I had a lot of trepidation. All the people that I really respect had done it, and I wanted to do something that was my own with it, and something that was interesting. It became a long conversation about what it was going to be, and I’ve always said I wasn’t going to do something because of the profile of it or because of the money, because I think that’s how you get into trouble, but it has to be something that speaks to me and that I can do something interesting with. I was lucky that Joss understood that and allowed me to see a lot of material and talk with him about it. He wasn’t just saying, “Listen: take it or leave it and you’ll get what you get,” which is usually how these deals go—you have to sign on before there’s even a script. But Joss let me in on the process, so I knew what I was getting into.
But you couldn’t have known just how big it would be, raking in over $1.5 billion, which was nuts.
I didn’t know it was going to be as successful as it was, or that people were going to like it and embrace it, but because of that stuff, it has made it easier to push forward little movies that I’ve been trying to make for so long. But it’s at the cost of a little of my anonymity which, believe it or not, I did enjoy a decent amount of. I like that I can disappear in a group of people, and it’s made it a little more difficult to do that. Those are the pros and the cons. But I love it. I really enjoyed it the first time, and I’m really enjoying it this time. There are a lot of unique challenges, and the motion capture stuff is really fascinating to me.

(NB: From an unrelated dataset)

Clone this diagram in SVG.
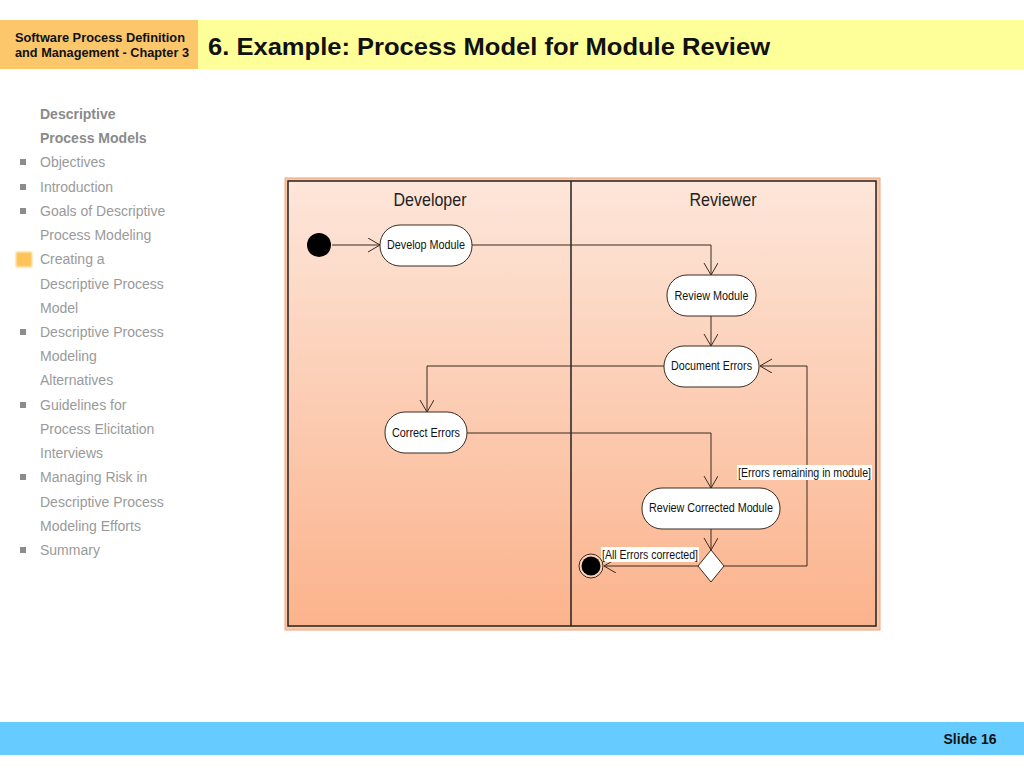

I’ve been reading the positive reviews of Foxcatcher out of Cannes and really can’t wait to see it. Does it feel like a crazy, full-circle moment for you having wrestled in junior high and high school?
It was an interesting place to go back. I left wrestling my junior year of high school to go into acting, but the discipline and perseverance I learned from wrestling have been a big part of my life, and my ability to hang in long enough to find some success for myself. It’s a world that I really understand, and I don’t know if I was talented enough to have made a mark in that world, but I got a lot of my sense of self from it for a long, long time.